### To do
Restate exactly the lines of the entries below, beginning with the first and ending with the line that holds "marker_line_width=0, width=0.714))". Pictures are not copied.

### Data records
▬▬▬▬▬▬▬▬▬▬

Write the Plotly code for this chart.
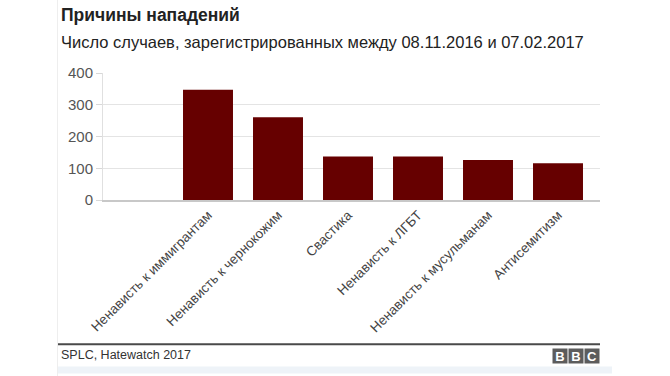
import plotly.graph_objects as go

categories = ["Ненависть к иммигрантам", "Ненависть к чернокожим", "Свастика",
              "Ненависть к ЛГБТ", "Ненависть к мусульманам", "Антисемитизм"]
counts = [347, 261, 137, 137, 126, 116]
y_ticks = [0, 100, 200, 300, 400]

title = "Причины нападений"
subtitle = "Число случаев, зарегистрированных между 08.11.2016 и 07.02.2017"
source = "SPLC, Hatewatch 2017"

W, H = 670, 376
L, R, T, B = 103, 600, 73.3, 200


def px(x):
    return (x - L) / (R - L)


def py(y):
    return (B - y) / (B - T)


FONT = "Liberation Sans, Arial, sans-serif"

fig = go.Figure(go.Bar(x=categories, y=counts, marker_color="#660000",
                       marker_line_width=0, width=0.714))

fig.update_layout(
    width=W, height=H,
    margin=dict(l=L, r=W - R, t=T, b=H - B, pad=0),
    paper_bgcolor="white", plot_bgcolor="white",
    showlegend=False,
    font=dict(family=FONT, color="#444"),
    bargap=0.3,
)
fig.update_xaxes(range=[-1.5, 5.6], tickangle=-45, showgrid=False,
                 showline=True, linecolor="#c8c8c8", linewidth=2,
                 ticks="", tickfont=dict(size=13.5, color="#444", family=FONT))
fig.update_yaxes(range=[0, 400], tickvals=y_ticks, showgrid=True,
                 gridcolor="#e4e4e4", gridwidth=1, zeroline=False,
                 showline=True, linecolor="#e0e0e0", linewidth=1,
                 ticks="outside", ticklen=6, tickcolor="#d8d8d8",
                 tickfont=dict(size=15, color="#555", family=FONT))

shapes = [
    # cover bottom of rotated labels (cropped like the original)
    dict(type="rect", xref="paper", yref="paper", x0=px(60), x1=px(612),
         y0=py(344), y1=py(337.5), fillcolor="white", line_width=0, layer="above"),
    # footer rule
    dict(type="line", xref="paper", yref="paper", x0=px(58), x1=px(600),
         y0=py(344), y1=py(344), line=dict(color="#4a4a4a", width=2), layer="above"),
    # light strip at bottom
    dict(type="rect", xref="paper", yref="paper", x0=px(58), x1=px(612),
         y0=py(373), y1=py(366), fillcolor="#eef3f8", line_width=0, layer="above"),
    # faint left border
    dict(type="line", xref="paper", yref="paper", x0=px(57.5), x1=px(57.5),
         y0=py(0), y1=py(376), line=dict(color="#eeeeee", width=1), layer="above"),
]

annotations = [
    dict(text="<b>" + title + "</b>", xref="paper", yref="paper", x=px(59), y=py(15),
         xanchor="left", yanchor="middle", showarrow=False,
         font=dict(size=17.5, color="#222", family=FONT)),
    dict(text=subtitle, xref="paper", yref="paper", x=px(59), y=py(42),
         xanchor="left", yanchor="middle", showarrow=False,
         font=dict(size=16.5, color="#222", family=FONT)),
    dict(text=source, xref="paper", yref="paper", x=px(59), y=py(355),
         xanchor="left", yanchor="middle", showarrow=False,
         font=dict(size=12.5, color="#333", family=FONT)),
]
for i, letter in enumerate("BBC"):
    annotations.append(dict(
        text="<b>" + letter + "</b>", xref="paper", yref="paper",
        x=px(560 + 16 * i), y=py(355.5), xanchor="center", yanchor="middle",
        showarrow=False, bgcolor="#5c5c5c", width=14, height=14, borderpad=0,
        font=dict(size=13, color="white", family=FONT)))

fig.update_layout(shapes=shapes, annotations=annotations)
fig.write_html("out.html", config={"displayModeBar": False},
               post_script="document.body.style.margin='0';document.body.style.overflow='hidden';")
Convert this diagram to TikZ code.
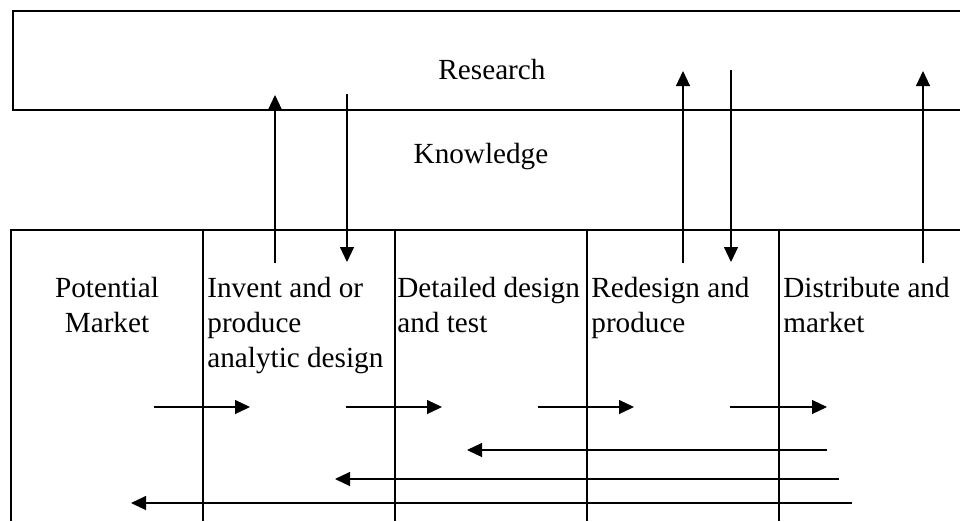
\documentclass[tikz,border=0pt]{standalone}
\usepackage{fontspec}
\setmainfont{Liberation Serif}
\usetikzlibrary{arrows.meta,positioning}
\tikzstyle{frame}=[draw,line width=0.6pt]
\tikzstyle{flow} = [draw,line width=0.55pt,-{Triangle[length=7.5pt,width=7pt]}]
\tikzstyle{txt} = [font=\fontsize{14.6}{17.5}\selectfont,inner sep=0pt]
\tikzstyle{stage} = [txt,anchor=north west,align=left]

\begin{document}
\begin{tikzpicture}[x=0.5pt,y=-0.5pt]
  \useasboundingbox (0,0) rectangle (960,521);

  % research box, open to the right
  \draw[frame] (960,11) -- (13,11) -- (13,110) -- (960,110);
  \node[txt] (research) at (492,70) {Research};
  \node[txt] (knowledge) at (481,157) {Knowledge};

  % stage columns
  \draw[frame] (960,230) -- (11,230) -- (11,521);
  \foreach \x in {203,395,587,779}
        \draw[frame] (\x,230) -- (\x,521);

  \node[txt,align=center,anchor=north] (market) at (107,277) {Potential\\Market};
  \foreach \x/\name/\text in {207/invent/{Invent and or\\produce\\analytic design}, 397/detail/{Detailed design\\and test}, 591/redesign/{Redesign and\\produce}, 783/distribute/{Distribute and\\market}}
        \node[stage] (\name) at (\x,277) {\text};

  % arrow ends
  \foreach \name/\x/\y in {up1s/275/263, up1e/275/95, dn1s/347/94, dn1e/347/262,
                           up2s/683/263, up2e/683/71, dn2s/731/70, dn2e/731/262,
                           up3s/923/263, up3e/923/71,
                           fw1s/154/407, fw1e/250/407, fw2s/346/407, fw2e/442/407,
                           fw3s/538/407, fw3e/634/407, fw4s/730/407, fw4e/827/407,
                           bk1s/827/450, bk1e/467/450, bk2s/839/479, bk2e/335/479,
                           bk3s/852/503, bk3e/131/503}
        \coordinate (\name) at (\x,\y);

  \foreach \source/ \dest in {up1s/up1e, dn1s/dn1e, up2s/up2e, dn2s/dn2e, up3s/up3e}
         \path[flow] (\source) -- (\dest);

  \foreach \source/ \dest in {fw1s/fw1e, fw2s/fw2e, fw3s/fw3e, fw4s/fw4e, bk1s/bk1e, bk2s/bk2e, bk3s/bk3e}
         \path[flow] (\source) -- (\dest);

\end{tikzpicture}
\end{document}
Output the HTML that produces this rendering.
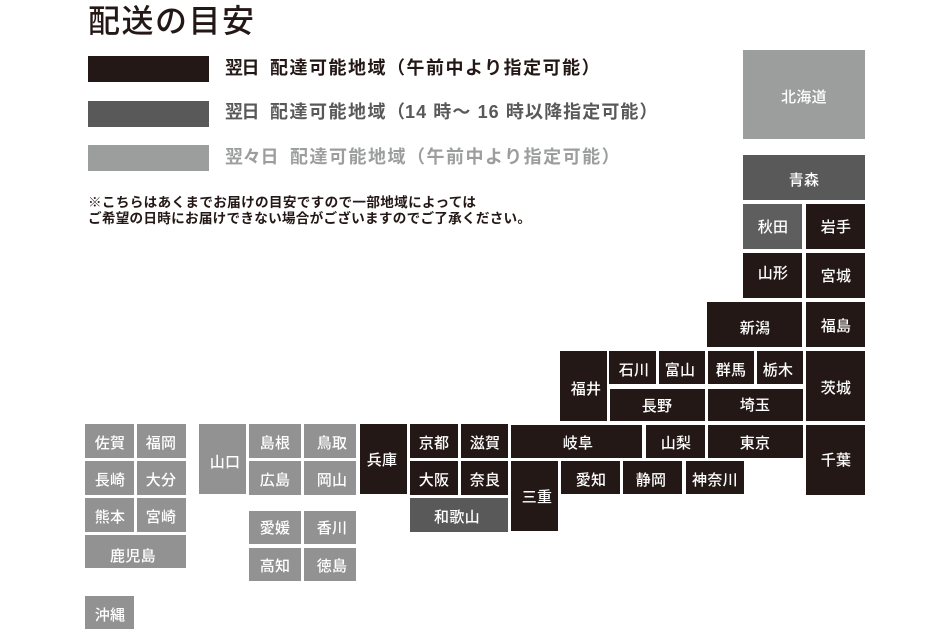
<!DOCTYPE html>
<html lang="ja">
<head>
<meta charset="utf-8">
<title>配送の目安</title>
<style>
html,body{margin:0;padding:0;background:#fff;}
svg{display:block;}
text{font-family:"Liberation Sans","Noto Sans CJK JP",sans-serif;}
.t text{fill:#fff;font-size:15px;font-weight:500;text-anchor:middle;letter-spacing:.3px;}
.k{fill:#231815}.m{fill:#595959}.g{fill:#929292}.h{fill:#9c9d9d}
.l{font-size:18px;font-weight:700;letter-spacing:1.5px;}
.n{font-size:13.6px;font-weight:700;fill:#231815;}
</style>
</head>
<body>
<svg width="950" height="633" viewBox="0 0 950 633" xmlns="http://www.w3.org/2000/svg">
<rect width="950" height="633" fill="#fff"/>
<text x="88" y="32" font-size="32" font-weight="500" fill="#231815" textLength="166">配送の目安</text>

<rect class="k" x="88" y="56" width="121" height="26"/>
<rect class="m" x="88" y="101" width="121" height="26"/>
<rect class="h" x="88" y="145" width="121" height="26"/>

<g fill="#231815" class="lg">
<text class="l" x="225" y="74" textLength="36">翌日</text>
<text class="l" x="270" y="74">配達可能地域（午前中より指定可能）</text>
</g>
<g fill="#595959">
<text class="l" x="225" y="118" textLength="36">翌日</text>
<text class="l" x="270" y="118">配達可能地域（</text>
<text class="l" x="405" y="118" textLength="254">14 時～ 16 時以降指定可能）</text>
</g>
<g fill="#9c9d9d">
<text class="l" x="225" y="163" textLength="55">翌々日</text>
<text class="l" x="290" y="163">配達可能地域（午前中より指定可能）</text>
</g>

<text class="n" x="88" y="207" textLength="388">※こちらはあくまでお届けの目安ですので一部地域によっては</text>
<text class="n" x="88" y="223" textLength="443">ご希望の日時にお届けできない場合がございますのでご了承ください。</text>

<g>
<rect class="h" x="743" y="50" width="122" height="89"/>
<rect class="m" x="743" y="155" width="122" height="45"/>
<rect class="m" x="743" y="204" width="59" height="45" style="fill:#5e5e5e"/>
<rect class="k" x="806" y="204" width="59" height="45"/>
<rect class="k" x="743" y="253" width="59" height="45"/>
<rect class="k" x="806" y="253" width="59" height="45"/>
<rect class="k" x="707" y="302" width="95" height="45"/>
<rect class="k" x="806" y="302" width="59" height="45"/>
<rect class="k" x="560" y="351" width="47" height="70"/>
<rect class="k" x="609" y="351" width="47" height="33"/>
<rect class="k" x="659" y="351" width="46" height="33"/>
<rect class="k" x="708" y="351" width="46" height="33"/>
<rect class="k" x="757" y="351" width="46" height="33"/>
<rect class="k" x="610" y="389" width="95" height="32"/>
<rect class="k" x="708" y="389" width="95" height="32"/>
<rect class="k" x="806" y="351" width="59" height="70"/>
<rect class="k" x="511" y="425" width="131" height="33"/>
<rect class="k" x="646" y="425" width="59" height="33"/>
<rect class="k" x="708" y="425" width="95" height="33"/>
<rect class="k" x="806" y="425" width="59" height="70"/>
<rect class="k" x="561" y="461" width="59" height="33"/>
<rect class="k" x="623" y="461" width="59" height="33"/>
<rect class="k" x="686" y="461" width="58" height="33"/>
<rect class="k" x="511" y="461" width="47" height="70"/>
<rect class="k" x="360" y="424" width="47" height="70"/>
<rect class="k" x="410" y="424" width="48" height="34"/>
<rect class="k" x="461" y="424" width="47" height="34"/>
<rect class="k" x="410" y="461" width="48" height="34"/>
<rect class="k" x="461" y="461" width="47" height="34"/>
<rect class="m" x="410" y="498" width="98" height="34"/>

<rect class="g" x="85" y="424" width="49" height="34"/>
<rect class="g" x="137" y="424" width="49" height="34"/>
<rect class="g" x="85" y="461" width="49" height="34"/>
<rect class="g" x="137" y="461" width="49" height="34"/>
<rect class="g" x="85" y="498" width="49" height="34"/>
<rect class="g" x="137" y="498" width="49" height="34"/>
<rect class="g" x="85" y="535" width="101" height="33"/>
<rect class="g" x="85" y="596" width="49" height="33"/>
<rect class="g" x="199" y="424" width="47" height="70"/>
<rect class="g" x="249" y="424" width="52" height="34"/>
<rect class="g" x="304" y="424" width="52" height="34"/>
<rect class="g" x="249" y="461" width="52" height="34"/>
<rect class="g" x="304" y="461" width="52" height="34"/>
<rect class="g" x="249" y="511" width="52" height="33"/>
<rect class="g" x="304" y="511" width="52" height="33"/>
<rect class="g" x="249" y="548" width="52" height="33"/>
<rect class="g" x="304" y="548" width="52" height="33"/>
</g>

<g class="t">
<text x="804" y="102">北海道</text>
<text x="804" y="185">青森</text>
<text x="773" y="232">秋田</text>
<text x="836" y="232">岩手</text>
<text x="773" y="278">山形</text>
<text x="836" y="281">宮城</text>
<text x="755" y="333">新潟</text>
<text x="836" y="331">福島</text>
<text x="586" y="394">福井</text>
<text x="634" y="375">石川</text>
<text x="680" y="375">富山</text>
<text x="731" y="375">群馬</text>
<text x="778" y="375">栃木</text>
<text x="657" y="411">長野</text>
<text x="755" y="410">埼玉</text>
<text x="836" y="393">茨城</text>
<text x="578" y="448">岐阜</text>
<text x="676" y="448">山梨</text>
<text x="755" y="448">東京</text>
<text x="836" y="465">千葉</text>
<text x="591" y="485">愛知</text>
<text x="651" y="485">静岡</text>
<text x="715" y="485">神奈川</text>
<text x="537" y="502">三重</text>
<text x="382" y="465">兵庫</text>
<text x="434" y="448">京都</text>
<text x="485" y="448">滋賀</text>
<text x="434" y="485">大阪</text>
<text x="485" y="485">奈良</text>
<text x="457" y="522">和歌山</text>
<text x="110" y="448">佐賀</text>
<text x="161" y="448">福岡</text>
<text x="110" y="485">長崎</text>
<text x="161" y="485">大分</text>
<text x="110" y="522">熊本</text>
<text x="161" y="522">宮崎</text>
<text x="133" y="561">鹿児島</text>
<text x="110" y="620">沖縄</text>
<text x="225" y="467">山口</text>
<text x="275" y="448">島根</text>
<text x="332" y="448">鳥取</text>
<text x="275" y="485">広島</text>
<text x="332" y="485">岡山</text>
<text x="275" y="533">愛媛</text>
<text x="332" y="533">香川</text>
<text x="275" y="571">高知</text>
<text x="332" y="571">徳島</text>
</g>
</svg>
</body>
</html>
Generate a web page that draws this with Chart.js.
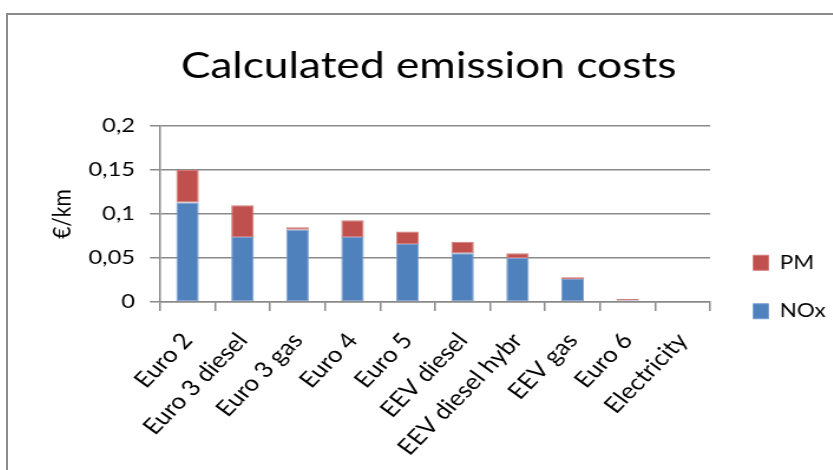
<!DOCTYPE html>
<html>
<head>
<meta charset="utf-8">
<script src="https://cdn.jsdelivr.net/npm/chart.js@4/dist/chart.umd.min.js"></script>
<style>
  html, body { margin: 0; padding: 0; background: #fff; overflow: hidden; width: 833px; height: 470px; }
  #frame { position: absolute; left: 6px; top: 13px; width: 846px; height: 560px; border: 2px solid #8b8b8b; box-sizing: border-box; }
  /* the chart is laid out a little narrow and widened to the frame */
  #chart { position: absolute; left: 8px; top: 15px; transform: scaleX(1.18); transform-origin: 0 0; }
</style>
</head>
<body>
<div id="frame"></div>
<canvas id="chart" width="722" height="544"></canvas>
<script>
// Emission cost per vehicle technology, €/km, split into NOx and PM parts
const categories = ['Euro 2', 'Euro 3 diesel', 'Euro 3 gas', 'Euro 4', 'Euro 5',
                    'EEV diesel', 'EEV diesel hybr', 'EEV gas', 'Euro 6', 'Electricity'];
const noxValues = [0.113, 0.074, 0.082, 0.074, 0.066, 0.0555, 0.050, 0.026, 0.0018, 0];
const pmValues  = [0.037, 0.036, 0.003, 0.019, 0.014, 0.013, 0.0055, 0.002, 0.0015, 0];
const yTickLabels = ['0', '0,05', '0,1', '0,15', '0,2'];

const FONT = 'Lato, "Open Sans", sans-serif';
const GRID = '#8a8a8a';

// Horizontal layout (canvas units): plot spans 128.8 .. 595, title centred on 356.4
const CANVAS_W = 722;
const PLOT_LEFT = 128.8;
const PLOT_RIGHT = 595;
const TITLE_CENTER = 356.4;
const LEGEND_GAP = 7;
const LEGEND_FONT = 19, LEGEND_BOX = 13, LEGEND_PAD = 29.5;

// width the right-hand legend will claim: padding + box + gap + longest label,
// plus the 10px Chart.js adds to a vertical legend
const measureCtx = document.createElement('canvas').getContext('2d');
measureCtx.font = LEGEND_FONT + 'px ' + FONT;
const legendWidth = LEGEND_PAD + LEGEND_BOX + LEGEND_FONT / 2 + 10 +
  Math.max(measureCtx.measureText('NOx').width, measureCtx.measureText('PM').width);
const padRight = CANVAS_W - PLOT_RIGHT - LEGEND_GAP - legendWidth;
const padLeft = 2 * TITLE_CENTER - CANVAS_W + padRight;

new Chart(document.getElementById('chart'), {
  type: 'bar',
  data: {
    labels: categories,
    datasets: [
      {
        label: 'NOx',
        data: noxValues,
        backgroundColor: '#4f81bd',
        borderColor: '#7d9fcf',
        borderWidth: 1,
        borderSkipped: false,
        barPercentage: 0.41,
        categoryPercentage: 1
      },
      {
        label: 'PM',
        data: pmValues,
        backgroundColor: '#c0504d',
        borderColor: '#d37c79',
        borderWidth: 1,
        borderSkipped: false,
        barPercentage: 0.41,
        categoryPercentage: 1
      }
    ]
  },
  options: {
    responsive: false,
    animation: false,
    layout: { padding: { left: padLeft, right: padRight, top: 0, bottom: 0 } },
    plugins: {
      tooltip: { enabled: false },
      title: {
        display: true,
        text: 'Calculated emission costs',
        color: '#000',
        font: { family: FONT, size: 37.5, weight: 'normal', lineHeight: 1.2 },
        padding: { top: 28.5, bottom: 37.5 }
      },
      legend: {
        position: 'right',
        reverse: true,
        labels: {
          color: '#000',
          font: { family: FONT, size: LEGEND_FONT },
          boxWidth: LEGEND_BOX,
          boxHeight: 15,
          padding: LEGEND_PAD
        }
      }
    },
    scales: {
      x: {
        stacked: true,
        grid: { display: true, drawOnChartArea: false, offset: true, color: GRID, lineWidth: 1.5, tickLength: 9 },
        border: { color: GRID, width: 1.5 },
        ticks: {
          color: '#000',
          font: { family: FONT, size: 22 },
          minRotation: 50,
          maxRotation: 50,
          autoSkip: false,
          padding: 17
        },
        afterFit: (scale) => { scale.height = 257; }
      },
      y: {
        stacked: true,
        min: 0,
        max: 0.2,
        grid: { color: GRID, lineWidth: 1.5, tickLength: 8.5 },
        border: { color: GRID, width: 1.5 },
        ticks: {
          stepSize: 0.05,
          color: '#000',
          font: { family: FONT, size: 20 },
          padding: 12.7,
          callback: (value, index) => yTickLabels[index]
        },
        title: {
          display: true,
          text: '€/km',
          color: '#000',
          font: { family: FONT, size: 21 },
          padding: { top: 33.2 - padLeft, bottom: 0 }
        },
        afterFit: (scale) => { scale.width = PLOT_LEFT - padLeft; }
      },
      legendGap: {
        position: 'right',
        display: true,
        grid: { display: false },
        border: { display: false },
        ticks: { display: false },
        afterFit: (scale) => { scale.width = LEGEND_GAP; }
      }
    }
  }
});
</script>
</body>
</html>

▬▬▬▬▬▬▬▬▬▬

### Final result
Write the Plotly code for this chart.
import plotly.graph_objects as go

categories = ["Ненависть к иммигрантам", "Ненависть к чернокожим", "Свастика",
              "Ненависть к ЛГБТ", "Ненависть к мусульманам", "Антисемитизм"]
counts = [347, 261, 137, 137, 126, 116]
y_ticks = [0, 100, 200, 300, 400]

title = "Причины нападений"
subtitle = "Число случаев, зарегистрированных между 08.11.2016 и 07.02.2017"
source = "SPLC, Hatewatch 2017"

W, H = 670, 376
L, R, T, B = 103, 600, 73.3, 200


def px(x):
    return (x - L) / (R - L)


def py(y):
    return (B - y) / (B - T)


FONT = "Liberation Sans, Arial, sans-serif"

fig = go.Figure(go.Bar(x=categories, y=counts, marker_color="#660000",
                       marker_line_width=0, width=0.714))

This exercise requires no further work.